▶ **What is expected**:
Without including the pictures, copy out every line below.

▶ **Recorded information**:
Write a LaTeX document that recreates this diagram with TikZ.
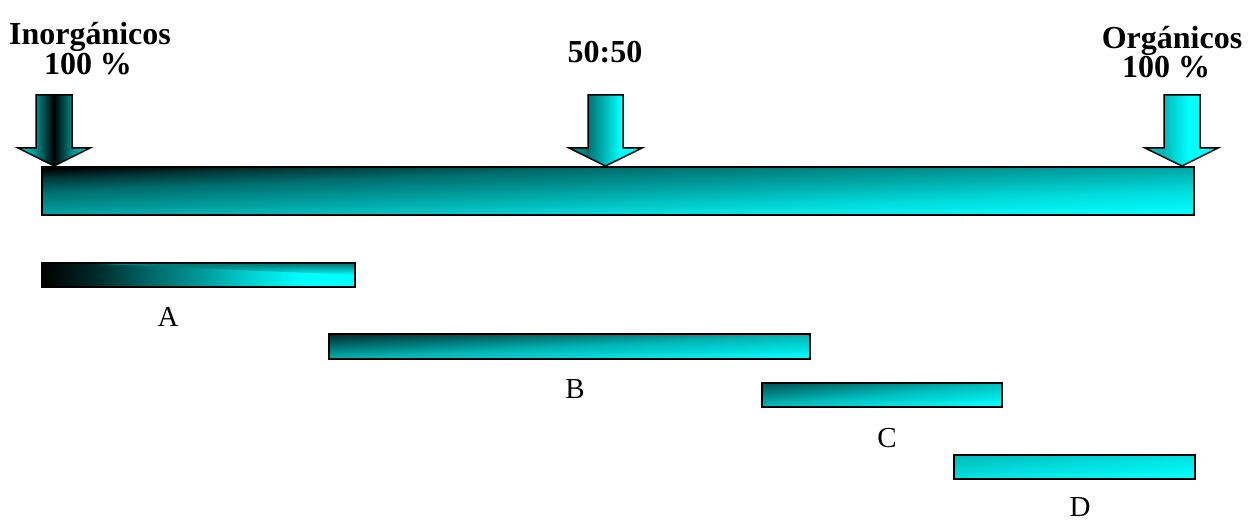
\documentclass[tikz,border=0pt]{standalone}
\usepackage{fontspec}
\usetikzlibrary{fadings}
\setmainfont{Liberation Serif}
\definecolor{cy}{RGB}{0,255,255}
\definecolor{mA1}{RGB}{0,40,40}
\definecolor{mA2}{RGB}{0,100,100}
\definecolor{mA3}{RGB}{0,150,150}
\definecolor{mA4}{RGB}{0,210,210}
\definecolor{bandA}{RGB}{0,125,125}
\definecolor{mM1}{RGB}{0,55,55}
\definecolor{mM2}{RGB}{0,110,110}
\definecolor{mM3}{RGB}{0,165,165}
\definecolor{mM4}{RGB}{0,220,220}
\definecolor{bS}{RGB}{0,50,50}
\definecolor{bM}{RGB}{0,180,180}
\definecolor{cS}{RGB}{0,90,90}
\definecolor{cM}{RGB}{0,190,190}
\definecolor{dS}{RGB}{0,190,190}
\definecolor{dM}{RGB}{0,225,225}
\definecolor{a1e}{RGB}{0,225,225}
\definecolor{a1m}{RGB}{0,140,140}
\definecolor{a2e}{RGB}{0,150,150}
\definecolor{a2m}{RGB}{0,115,115}
\definecolor{a2n}{RGB}{0,200,200}
\definecolor{a3e}{RGB}{0,200,200}
\definecolor{a3m}{RGB}{0,185,185}
% diagonal bar shadings: 25bp = top-left corner, 50bp = other corners' line, 75bp = bottom-right corner
\pgfdeclarehorizontalshading{shMain}{100bp}{color(0bp)=(black); color(25bp)=(black); color(30bp)=(mM1); color(37.5bp)=(mM2); color(50bp)=(mM3); color(62.5bp)=(mM4); color(75bp)=(cy); color(100bp)=(cy)}
\pgfdeclarehorizontalshading{shA}{100bp}{color(0bp)=(black); color(25bp)=(black); color(33.3bp)=(mA1); color(41.7bp)=(mA2); color(50bp)=(mA3); color(58.3bp)=(mA4); color(66.7bp)=(cy); color(100bp)=(cy)}
\pgfdeclarehorizontalshading{shB}{100bp}{color(0bp)=(bS); color(25bp)=(bS); color(50bp)=(bM); color(75bp)=(cy); color(100bp)=(cy)}
\pgfdeclarehorizontalshading{shC}{100bp}{color(0bp)=(cS); color(25bp)=(cS); color(50bp)=(cM); color(75bp)=(cy); color(100bp)=(cy)}
\pgfdeclarehorizontalshading{shD}{100bp}{color(0bp)=(dS); color(25bp)=(dS); color(50bp)=(dM); color(75bp)=(cy); color(100bp)=(cy)}
\pgfdeclarehorizontalshading{arrOne}{100bp}{color(0bp)=(cy); color(25bp)=(a1e); color(37.5bp)=(a1m); color(50bp)=(black); color(62.5bp)=(a1m); color(75bp)=(a1e); color(100bp)=(cy)}
\pgfdeclarehorizontalshading{arrTwo}{100bp}{color(0bp)=(a2e); color(25bp)=(a2e); color(38bp)=(a2m); color(52bp)=(a2n); color(60bp)=(cy); color(100bp)=(cy)}
\pgfdeclarehorizontalshading{arrThree}{100bp}{color(0bp)=(a3e); color(25bp)=(a3e); color(38bp)=(a3m); color(55bp)=(cy); color(100bp)=(cy)}
\tikzfading[name=topfade, top color=transparent!0, bottom color=transparent!100]
\begin{document}
\begin{tikzpicture}[x=1pt,y=-1pt,
  barbox/.style={rectangle, draw=black, line width=1.5pt, shade, inner sep=0pt},
  arrowbox/.style={draw=black, line width=1.5pt, line join=miter, shade},
  titletext/.style={font=\fontsize{32}{36}\selectfont\bfseries, anchor=base, inner sep=0pt},
  barlabel/.style={font=\fontsize{29}{34}\selectfont, anchor=base, inner sep=0pt}]
\useasboundingbox (0,0) rectangle (1254,521);
% main bar
\node[barbox, shading=shMain, shading angle=-87.61, minimum width=1152pt, minimum height=48pt] (main) at (618,191) {};
% arrows
\path[arrowbox, shading=arrOne] (36,95) -- (72,95) -- (72,148) -- (90,148) -- (54,166) -- (18,148) -- (36,148) -- cycle;
\path[arrowbox, shading=arrTwo] (588,95) -- (623,95) -- (623,148) -- (642,148) -- (605.5,166) -- (569,148) -- (588,148) -- cycle;
\path[arrowbox, shading=arrThree] (1164,95) -- (1200,95) -- (1200,148) -- (1218,148) -- (1182,166) -- (1145,148) -- (1164,148) -- cycle;
% titles
\node[titletext] (inorg) at (90,45) {Inorgánicos};
\node[titletext] (inorgp) at (88,75) {100 \%};
\node[titletext] (mid) at (605,63) {50:50};
\node[titletext] (org) at (1172,49) {Orgánicos};
\node[titletext] (orgp) at (1166,78) {100 \%};
% range bars
\node[barbox, shading=shA, minimum width=313pt, minimum height=24pt] (barA) at (198.5,275) {};
\fill[bandA, path fading=topfade] (95,263.8) -- (354.2,263.8) -- (354.2,275) -- cycle;
\node[barbox, shading=shB, shading angle=-87.03, minimum width=481pt, minimum height=25pt] (barB) at (569.5,346.5) {};
\node[barbox, shading=shC, shading angle=-84.29, minimum width=240pt, minimum height=24pt] (barC) at (882,395) {};
\node[barbox, shading=shD, shading angle=-84.31, minimum width=241pt, minimum height=24pt] (barD) at (1074.5,467) {};
% labels
\node[barlabel] (labA) at (168,327) {A};
\node[barlabel] (labB) at (575,399) {B};
\node[barlabel] (labC) at (887,447) {C};
\node[barlabel] (labD) at (1080,516) {D};
\end{tikzpicture}
\end{document}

▶ **Answer to this exercise**:
Write a LaTeX document that recreates this diagram with TikZ.
\documentclass[tikz,border=0pt]{standalone}
\usepackage{fontspec}
\usetikzlibrary{fadings}
\setmainfont{Liberation Serif}
\definecolor{cy}{RGB}{0,255,255}
\definecolor{mA1}{RGB}{0,40,40}
\definecolor{mA2}{RGB}{0,100,100}
\definecolor{mA3}{RGB}{0,150,150}
\definecolor{mA4}{RGB}{0,210,210}
\definecolor{bandA}{RGB}{0,125,125}
\definecolor{mM1}{RGB}{0,55,55}
\definecolor{mM2}{RGB}{0,110,110}
\definecolor{mM3}{RGB}{0,165,165}
\definecolor{mM4}{RGB}{0,220,220}
\definecolor{bS}{RGB}{0,50,50}
\definecolor{bM}{RGB}{0,180,180}
\definecolor{cS}{RGB}{0,90,90}
\definecolor{cM}{RGB}{0,190,190}
\definecolor{dS}{RGB}{0,190,190}
\definecolor{dM}{RGB}{0,225,225}
\definecolor{a1e}{RGB}{0,225,225}
\definecolor{a1m}{RGB}{0,140,140}
\definecolor{a2e}{RGB}{0,150,150}
\definecolor{a2m}{RGB}{0,115,115}
\definecolor{a2n}{RGB}{0,200,200}
\definecolor{a3e}{RGB}{0,200,200}
\definecolor{a3m}{RGB}{0,185,185}
% diagonal bar shadings: 25bp = top-left corner, 50bp = other corners' line, 75bp = bottom-right corner
\pgfdeclarehorizontalshading{shMain}{100bp}{color(0bp)=(black); color(25bp)=(black); color(30bp)=(mM1); color(37.5bp)=(mM2); color(50bp)=(mM3); color(62.5bp)=(mM4); color(75bp)=(cy); color(100bp)=(cy)}
\pgfdeclarehorizontalshading{shA}{100bp}{color(0bp)=(black); color(25bp)=(black); color(33.3bp)=(mA1); color(41.7bp)=(mA2); color(50bp)=(mA3); color(58.3bp)=(mA4); color(66.7bp)=(cy); color(100bp)=(cy)}
\pgfdeclarehorizontalshading{shB}{100bp}{color(0bp)=(bS); color(25bp)=(bS); color(50bp)=(bM); color(75bp)=(cy); color(100bp)=(cy)}
\pgfdeclarehorizontalshading{shC}{100bp}{color(0bp)=(cS); color(25bp)=(cS); color(50bp)=(cM); color(75bp)=(cy); color(100bp)=(cy)}
\pgfdeclarehorizontalshading{shD}{100bp}{color(0bp)=(dS); color(25bp)=(dS); color(50bp)=(dM); color(75bp)=(cy); color(100bp)=(cy)}
\pgfdeclarehorizontalshading{arrOne}{100bp}{color(0bp)=(cy); color(25bp)=(a1e); color(37.5bp)=(a1m); color(50bp)=(black); color(62.5bp)=(a1m); color(75bp)=(a1e); color(100bp)=(cy)}
\pgfdeclarehorizontalshading{arrTwo}{100bp}{color(0bp)=(a2e); color(25bp)=(a2e); color(38bp)=(a2m); color(52bp)=(a2n); color(60bp)=(cy); color(100bp)=(cy)}
\pgfdeclarehorizontalshading{arrThree}{100bp}{color(0bp)=(a3e); color(25bp)=(a3e); color(38bp)=(a3m); color(55bp)=(cy); color(100bp)=(cy)}
\tikzfading[name=topfade, top color=transparent!0, bottom color=transparent!100]
\begin{document}
\begin{tikzpicture}[x=1pt,y=-1pt,
  barbox/.style={rectangle, draw=black, line width=1.5pt, shade, inner sep=0pt},
  arrowbox/.style={draw=black, line width=1.5pt, line join=miter, shade},
  titletext/.style={font=\fontsize{32}{36}\selectfont\bfseries, anchor=base, inner sep=0pt},
  barlabel/.style={font=\fontsize{29}{34}\selectfont, anchor=base, inner sep=0pt}]
\useasboundingbox (0,0) rectangle (1254,521);
% main bar
\node[barbox, shading=shMain, shading angle=-87.61, minimum width=1152pt, minimum height=48pt] (main) at (618,191) {};
% arrows
\path[arrowbox, shading=arrOne] (36,95) -- (72,95) -- (72,148) -- (90,148) -- (54,166) -- (18,148) -- (36,148) -- cycle;
\path[arrowbox, shading=arrTwo] (588,95) -- (623,95) -- (623,148) -- (642,148) -- (605.5,166) -- (569,148) -- (588,148) -- cycle;
\path[arrowbox, shading=arrThree] (1164,95) -- (1200,95) -- (1200,148) -- (1218,148) -- (1182,166) -- (1145,148) -- (1164,148) -- cycle;
% titles
\node[titletext] (inorg) at (90,45) {Inorgánicos};
\node[titletext] (inorgp) at (88,75) {100 \%};
\node[titletext] (mid) at (605,63) {50:50};
\node[titletext] (org) at (1172,49) {Orgánicos};
\node[titletext] (orgp) at (1166,78) {100 \%};
% range bars
\node[barbox, shading=shA, minimum width=313pt, minimum height=24pt] (barA) at (198.5,275) {};
\fill[bandA, path fading=topfade] (95,263.8) -- (354.2,263.8) -- (354.2,275) -- cycle;
\node[barbox, shading=shB, shading angle=-87.03, minimum width=481pt, minimum height=25pt] (barB) at (569.5,346.5) {};
\node[barbox, shading=shC, shading angle=-84.29, minimum width=240pt, minimum height=24pt] (barC) at (882,395) {};
\node[barbox, shading=shD, shading angle=-84.31, minimum width=241pt, minimum height=24pt] (barD) at (1074.5,467) {};
% labels
\node[barlabel] (labA) at (168,327) {A};
\node[barlabel] (labB) at (575,399) {B};
\node[barlabel] (labC) at (887,447) {C};
\node[barlabel] (labD) at (1080,516) {D};
\end{tikzpicture}
\end{document}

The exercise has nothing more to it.